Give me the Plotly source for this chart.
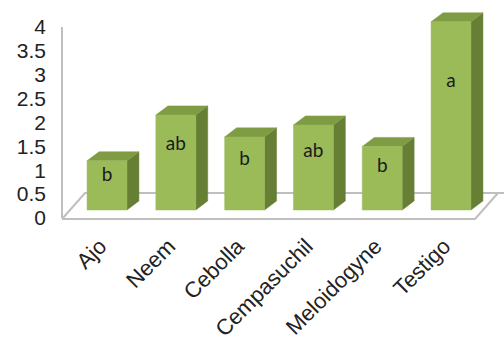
import plotly.graph_objects as go

# ---- data ----
categories = ["Ajo", "Neem", "Cebolla", "Cempasuchil", "Meloidogyne", "Testigo"]
values = [1.03, 1.99, 1.53, 1.78, 1.33, 3.94]
letters = ["b", "ab", "b", "ab", "b", "a"]
y_ticks = [0, 0.5, 1, 1.5, 2, 2.5, 3, 3.5, 4]

# ---- styling / geometry ----
FRONT = "#9BBB59"
TOP = "#7F9C44"
SIDE = "#677F35"
GRID = "#BFBFBF"
BAR_W = 0.58
DDX = 0.174   # depth offset in x units
DDY = 0.19    # depth offset in y units
TEXT_FRAC = 0.68
PX_PER_UNIT = 47.75
PLOT_TOP, PLOT_BOT = 5, 228
ZERO_TICK_PX, ZERO_BAR_PX = 218, 210

n = len(categories)
xs = list(range(n))

fig = go.Figure()

# floor (in bar coordinates, y2)
fl_front_y, fl_back_y = -0.188, 0.356
fl_x0, fl_x1 = -0.654, n - 1 + 0.349
fl_dx = 0.334
fig.add_trace(go.Scatter(
    x=[fl_x0, fl_x1, fl_x1 + fl_dx, fl_x0 + fl_dx, fl_x0],
    y=[fl_front_y, fl_front_y, fl_back_y, fl_back_y, fl_front_y],
    mode="lines", fill="toself", fillcolor="white",
    line=dict(color=GRID, width=2), xaxis="x", yaxis="y2",
    hoverinfo="skip", showlegend=False))
fig.add_trace(go.Scatter(
    x=[fl_x1 + fl_dx, 6.0], y=[fl_back_y, fl_back_y],
    mode="lines", line=dict(color=GRID, width=2), xaxis="x", yaxis="y2",
    hoverinfo="skip", showlegend=False))

# vertical axis line on tick axis (y)
fig.add_trace(go.Scatter(
    x=[fl_x0, fl_x0], y=[y_ticks[0], y_ticks[-1]], mode="lines",
    line=dict(color=GRID, width=2), xaxis="x", yaxis="y",
    hoverinfo="skip", showlegend=False))

# bars: front, side and top faces, computed from values
for xi, v in zip(xs, values):
    xl, xr = xi - BAR_W / 2, xi + BAR_W / 2
    fig.add_trace(go.Scatter(
        x=[xr, xr, xr + DDX, xr + DDX, xr],
        y=[0, v, v + DDY, DDY, 0],
        mode="lines", fill="toself", fillcolor=SIDE, line=dict(width=0.5, color=SIDE),
        xaxis="x", yaxis="y2", hoverinfo="skip", showlegend=False))
    fig.add_trace(go.Scatter(
        x=[xl, xr, xr + DDX, xl + DDX, xl],
        y=[v, v, v + DDY, v + DDY, v],
        mode="lines", fill="toself", fillcolor=TOP, line=dict(width=0.5, color=TOP),
        xaxis="x", yaxis="y2", hoverinfo="skip", showlegend=False))
    fig.add_trace(go.Scatter(
        x=[xl, xr, xr, xl, xl],
        y=[0, 0, v, v, 0],
        mode="lines", fill="toself", fillcolor=FRONT, line=dict(width=0.5, color=FRONT),
        xaxis="x", yaxis="y2", hoverinfo="skip", showlegend=False))

# letter labels
fig.add_trace(go.Scatter(
    x=xs, y=[v * TEXT_FRAC for v in values], mode="text", text=letters,
    textfont=dict(family="Lato, Arial", size=19, color="#1a1a1a"),
    xaxis="x", yaxis="y2", hoverinfo="skip", showlegend=False))

fig.update_layout(
    width=504, height=342,
    margin=dict(l=50, r=0, t=PLOT_TOP, b=342 - PLOT_BOT),
    paper_bgcolor="white", plot_bgcolor="white",
    font=dict(family="Liberation Sans, Arial", size=22, color="#222222"),
    xaxis=dict(range=[-0.8285, 5.770], showgrid=False, zeroline=False,
               showline=False, ticks="",
               tickvals=[x - 0.1 for x in xs], ticktext=categories,
               tickangle=-45, tickfont=dict(size=22)),
    yaxis=dict(range=[(ZERO_TICK_PX - PLOT_BOT) / PX_PER_UNIT,
                      (ZERO_TICK_PX - PLOT_TOP) / PX_PER_UNIT],
               showgrid=False, zeroline=False,
               showline=False, ticks="", tickvals=y_ticks,
               ticktext=[f"{t:g}" for t in y_ticks], tickfont=dict(size=21),
               ticklabelstandoff=3),
    yaxis2=dict(range=[(ZERO_BAR_PX - PLOT_BOT) / PX_PER_UNIT,
                       (ZERO_BAR_PX - PLOT_TOP) / PX_PER_UNIT],
                overlaying="y", visible=False),
    showlegend=False,
)

fig.write_html("out.html")
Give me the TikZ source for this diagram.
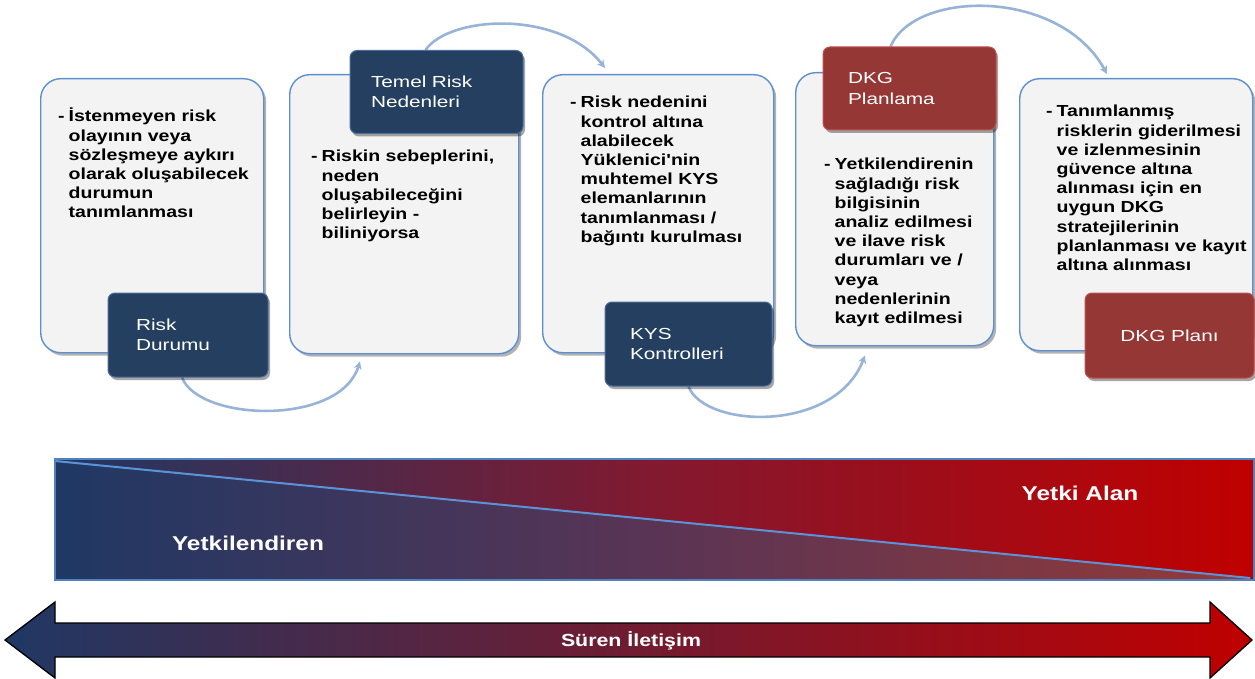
────────────────
**What to work on:** Transcribe the material exactly, keeping every word and none of the pictures.

**The reply:**
Give me the Plotly source for this chart.
import plotly.graph_objects as go

# ---- data ----
categories = ["Ajo", "Neem", "Cebolla", "Cempasuchil", "Meloidogyne", "Testigo"]
values = [1.03, 1.99, 1.53, 1.78, 1.33, 3.94]
letters = ["b", "ab", "b", "ab", "b", "a"]
y_ticks = [0, 0.5, 1, 1.5, 2, 2.5, 3, 3.5, 4]

# ---- styling / geometry ----
FRONT = "#9BBB59"
TOP = "#7F9C44"
SIDE = "#677F35"
GRID = "#BFBFBF"
BAR_W = 0.58
DDX = 0.174   # depth offset in x units
DDY = 0.19    # depth offset in y units
TEXT_FRAC = 0.68
PX_PER_UNIT = 47.75
PLOT_TOP, PLOT_BOT = 5, 228
ZERO_TICK_PX, ZERO_BAR_PX = 218, 210

n = len(categories)
xs = list(range(n))

fig = go.Figure()

# floor (in bar coordinates, y2)
fl_front_y, fl_back_y = -0.188, 0.356
fl_x0, fl_x1 = -0.654, n - 1 + 0.349
fl_dx = 0.334
fig.add_trace(go.Scatter(
    x=[fl_x0, fl_x1, fl_x1 + fl_dx, fl_x0 + fl_dx, fl_x0],
    y=[fl_front_y, fl_front_y, fl_back_y, fl_back_y, fl_front_y],
    mode="lines", fill="toself", fillcolor="white",
    line=dict(color=GRID, width=2), xaxis="x", yaxis="y2",
    hoverinfo="skip", showlegend=False))
fig.add_trace(go.Scatter(
    x=[fl_x1 + fl_dx, 6.0], y=[fl_back_y, fl_back_y],
    mode="lines", line=dict(color=GRID, width=2), xaxis="x", yaxis="y2",
    hoverinfo="skip", showlegend=False))

# vertical axis line on tick axis (y)
fig.add_trace(go.Scatter(
    x=[fl_x0, fl_x0], y=[y_ticks[0], y_ticks[-1]], mode="lines",
    line=dict(color=GRID, width=2), xaxis="x", yaxis="y",
    hoverinfo="skip", showlegend=False))

# bars: front, side and top faces, computed from values
for xi, v in zip(xs, values):
    xl, xr = xi - BAR_W / 2, xi + BAR_W / 2
    fig.add_trace(go.Scatter(
        x=[xr, xr, xr + DDX, xr + DDX, xr],
        y=[0, v, v + DDY, DDY, 0],
        mode="lines", fill="toself", fillcolor=SIDE, line=dict(width=0.5, color=SIDE),
        xaxis="x", yaxis="y2", hoverinfo="skip", showlegend=False))
    fig.add_trace(go.Scatter(
        x=[xl, xr, xr + DDX, xl + DDX, xl],
        y=[v, v, v + DDY, v + DDY, v],
        mode="lines", fill="toself", fillcolor=TOP, line=dict(width=0.5, color=TOP),
        xaxis="x", yaxis="y2", hoverinfo="skip", showlegend=False))
    fig.add_trace(go.Scatter(
        x=[xl, xr, xr, xl, xl],
        y=[0, 0, v, v, 0],
        mode="lines", fill="toself", fillcolor=FRONT, line=dict(width=0.5, color=FRONT),
        xaxis="x", yaxis="y2", hoverinfo="skip", showlegend=False))

# letter labels
fig.add_trace(go.Scatter(
    x=xs, y=[v * TEXT_FRAC for v in values], mode="text", text=letters,
    textfont=dict(family="Lato, Arial", size=19, color="#1a1a1a"),
    xaxis="x", yaxis="y2", hoverinfo="skip", showlegend=False))

fig.update_layout(
    width=504, height=342,
    margin=dict(l=50, r=0, t=PLOT_TOP, b=342 - PLOT_BOT),
    paper_bgcolor="white", plot_bgcolor="white",
    font=dict(family="Liberation Sans, Arial", size=22, color="#222222"),
    xaxis=dict(range=[-0.8285, 5.770], showgrid=False, zeroline=False,
               showline=False, ticks="",
               tickvals=[x - 0.1 for x in xs], ticktext=categories,
               tickangle=-45, tickfont=dict(size=22)),
    yaxis=dict(range=[(ZERO_TICK_PX - PLOT_BOT) / PX_PER_UNIT,
                      (ZERO_TICK_PX - PLOT_TOP) / PX_PER_UNIT],
               showgrid=False, zeroline=False,
               showline=False, ticks="", tickvals=y_ticks,
               ticktext=[f"{t:g}" for t in y_ticks], tickfont=dict(size=21),
               ticklabelstandoff=3),
    yaxis2=dict(range=[(ZERO_BAR_PX - PLOT_BOT) / PX_PER_UNIT,
                       (ZERO_BAR_PX - PLOT_TOP) / PX_PER_UNIT],
                overlaying="y", visible=False),
    showlegend=False,
)

fig.write_html("out.html")
Give me the TikZ source for this diagram.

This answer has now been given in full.